NZZ am Sonntag: Wäre die Welt besser ohne Menschen mit Behinderung [Laut Forenregeln diskriminierender Begriff]?
Peter Singer: Eine direkte Antwort auf diese Frage führt wahrscheinlich zu Missverständnissen. Offensichtlich gibt es behinderte Menschen, die Freude am Leben haben. Daran will ich sie nicht hindern, vielmehr sollten Regierungen sie bei der Integration in die Gesellschaft stärker unterstützen. Wäre es besser zu vermeiden, dass mehr Behinderte auf die Welt kommen und Leute durch Krankheiten oder Unfälle behindert werden? Unbedingt. Dem würde fast jeder zustimmen.
Sind Sie sicher?
Die meisten Frauen beenden eine Schwangerschaft, wenn das Kind eine schwere Behinderung hat. Schwangere vermeiden, mit Röteln in Kontakt zu kommen. Arbeitgeber schaffen sichere Arbeitsplätze, damit ihre Angestellten sich nicht verletzen und eine Behinderung davontragen. In diesem Sinne denkt jeder, dass die Welt besser wäre, wenn wir Behinderungen verhindern.

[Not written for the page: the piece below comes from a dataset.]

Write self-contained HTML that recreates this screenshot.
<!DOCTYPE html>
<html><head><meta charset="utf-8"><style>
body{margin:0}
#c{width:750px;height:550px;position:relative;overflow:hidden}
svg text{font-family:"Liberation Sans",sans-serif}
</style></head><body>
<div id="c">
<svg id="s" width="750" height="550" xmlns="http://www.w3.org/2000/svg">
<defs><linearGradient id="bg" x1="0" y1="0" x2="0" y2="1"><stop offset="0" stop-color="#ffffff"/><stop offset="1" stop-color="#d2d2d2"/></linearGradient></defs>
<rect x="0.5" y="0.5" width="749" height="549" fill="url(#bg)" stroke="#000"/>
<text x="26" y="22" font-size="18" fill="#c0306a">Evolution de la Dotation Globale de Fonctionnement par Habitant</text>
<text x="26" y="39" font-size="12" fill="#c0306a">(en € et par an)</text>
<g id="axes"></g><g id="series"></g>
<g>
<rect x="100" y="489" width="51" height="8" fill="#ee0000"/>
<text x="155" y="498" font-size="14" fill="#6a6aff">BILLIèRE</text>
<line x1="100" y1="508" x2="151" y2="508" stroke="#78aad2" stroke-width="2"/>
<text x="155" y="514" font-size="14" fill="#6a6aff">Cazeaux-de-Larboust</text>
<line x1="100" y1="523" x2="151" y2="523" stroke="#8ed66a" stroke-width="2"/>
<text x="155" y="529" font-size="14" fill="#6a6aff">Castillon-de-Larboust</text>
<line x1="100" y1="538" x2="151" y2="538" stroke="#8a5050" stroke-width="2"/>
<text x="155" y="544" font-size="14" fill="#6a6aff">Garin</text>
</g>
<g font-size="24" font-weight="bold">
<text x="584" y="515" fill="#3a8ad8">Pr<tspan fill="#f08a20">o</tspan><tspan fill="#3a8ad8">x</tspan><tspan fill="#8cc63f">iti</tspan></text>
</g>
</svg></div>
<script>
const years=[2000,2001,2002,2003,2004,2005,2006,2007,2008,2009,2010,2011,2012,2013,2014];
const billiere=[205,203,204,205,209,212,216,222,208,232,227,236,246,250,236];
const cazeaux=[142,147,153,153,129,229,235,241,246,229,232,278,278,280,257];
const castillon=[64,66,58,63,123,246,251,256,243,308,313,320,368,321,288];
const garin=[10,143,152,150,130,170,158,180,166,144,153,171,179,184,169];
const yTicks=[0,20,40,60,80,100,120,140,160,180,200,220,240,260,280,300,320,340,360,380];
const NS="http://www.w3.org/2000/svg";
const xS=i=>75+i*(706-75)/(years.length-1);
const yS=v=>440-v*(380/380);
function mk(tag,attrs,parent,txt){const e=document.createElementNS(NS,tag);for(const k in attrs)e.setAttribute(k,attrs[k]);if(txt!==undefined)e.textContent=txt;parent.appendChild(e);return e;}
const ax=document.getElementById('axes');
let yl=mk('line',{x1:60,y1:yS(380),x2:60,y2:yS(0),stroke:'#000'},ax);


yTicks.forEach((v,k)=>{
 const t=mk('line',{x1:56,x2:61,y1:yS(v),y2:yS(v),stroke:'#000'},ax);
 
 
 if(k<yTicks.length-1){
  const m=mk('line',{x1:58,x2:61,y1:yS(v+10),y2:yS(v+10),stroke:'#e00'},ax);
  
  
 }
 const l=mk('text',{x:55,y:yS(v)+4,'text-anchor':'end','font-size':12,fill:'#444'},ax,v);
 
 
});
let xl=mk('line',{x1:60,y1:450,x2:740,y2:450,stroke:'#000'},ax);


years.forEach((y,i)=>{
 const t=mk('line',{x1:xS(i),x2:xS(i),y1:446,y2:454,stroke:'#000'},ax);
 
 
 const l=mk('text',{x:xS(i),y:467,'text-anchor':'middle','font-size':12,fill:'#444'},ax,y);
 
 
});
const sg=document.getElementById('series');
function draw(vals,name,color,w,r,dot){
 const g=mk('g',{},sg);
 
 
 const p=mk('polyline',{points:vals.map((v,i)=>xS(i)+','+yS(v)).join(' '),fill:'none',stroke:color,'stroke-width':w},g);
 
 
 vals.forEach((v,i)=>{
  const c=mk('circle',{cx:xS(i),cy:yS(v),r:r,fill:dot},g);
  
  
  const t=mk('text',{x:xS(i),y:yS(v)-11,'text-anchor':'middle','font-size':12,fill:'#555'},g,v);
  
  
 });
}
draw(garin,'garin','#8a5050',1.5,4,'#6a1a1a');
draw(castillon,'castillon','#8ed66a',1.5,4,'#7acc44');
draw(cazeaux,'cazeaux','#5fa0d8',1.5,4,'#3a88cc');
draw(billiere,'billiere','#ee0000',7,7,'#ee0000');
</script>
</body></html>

In der Schweiz wird im Juni darüber abgestimmt, Präimplantationsdiagnostik (PID) zu erlauben. Dann wird es leichter, Behinderungen zu vermeiden: Wer bei einer In-vitro-Fertilisation kein Kind mit einer Behinderung will, kann es nach der PID aussortieren und so einen Schwangerschaftsabbruch vermeiden.
Ich halte es für vernünftig, PID zu erlauben. Ein Embryo hat kein Recht auf Leben. Es ist nicht falsch, ihn zu verwerfen, wenn man ein Kind mit Genen, die zu einer Behinderung führen, nicht will.
Manche befürchten, dass die Erlaubnis der PID zu einer Diskriminierung von Menschen mit Behinderung [Laut Forenregeln diskriminierender Begriff] führen könnte.
Die gibt es bereits. Ich glaube nicht, dass es schlimmer wird, wenn man PID erlaubt. Schon jetzt beenden über 80 Prozent der Frauen die Schwangerschaft, wenn das Kind eine Behinderung hat.
Aber bei einer PID ist man gezwungen, eine Auswahl aus mehreren Embryonen zu treffen.
Bei einer Schwangerschaft geschieht das ebenso. Wenn eine Frau die Schwangerschaft abbricht, weil das Kind das Down-Syndrom hat, heisst das nicht, dass sie kein Kind mehr will. Sie wird wieder schwanger. Also entscheidet sie sich zwischen dem Kind, das jetzt in ihrer Gebärmutter ist, und einem zukünftigen Kind, das hoffentlich keine Behinderung hat.
Ist es überhaupt möglich zu entscheiden, ob ein Leben lebenswerter ist als ein anderes?
Wenn ein Kind mit zwei Jahren stirbt, nachdem es seit seiner Geburt an einer quälenden Krankheit gelitten hat, ist sein Leben schlechter als das eines Kindes ohne diese Krankheit. Vergleiche sind also möglich.
Das ist ein Extremfall.
Beim Down-Syndrom ist es schwieriger. Die Kinder können ziemlich glücklich sein. Manchmal leiden aber die Eltern, wenn sie Erwartungen hatten, die sich nicht erfüllen, und sich zum Beispiel Enkel wünschen. Dann ist es schwierig zu entscheiden, ob ein Leben besser oder schlechter ist. Aber es ist nicht unmöglich.
Jemanden mit einer Behinderung könnte es verletzen, wenn Sie so reden.
Ich glaube nicht. Wir alle haben etwas, das wir lieber nicht hätten, oder? Hätten meine Eltern ein Kind wie mich, aber mit guten Augen bekommen, wäre das besser gewesen.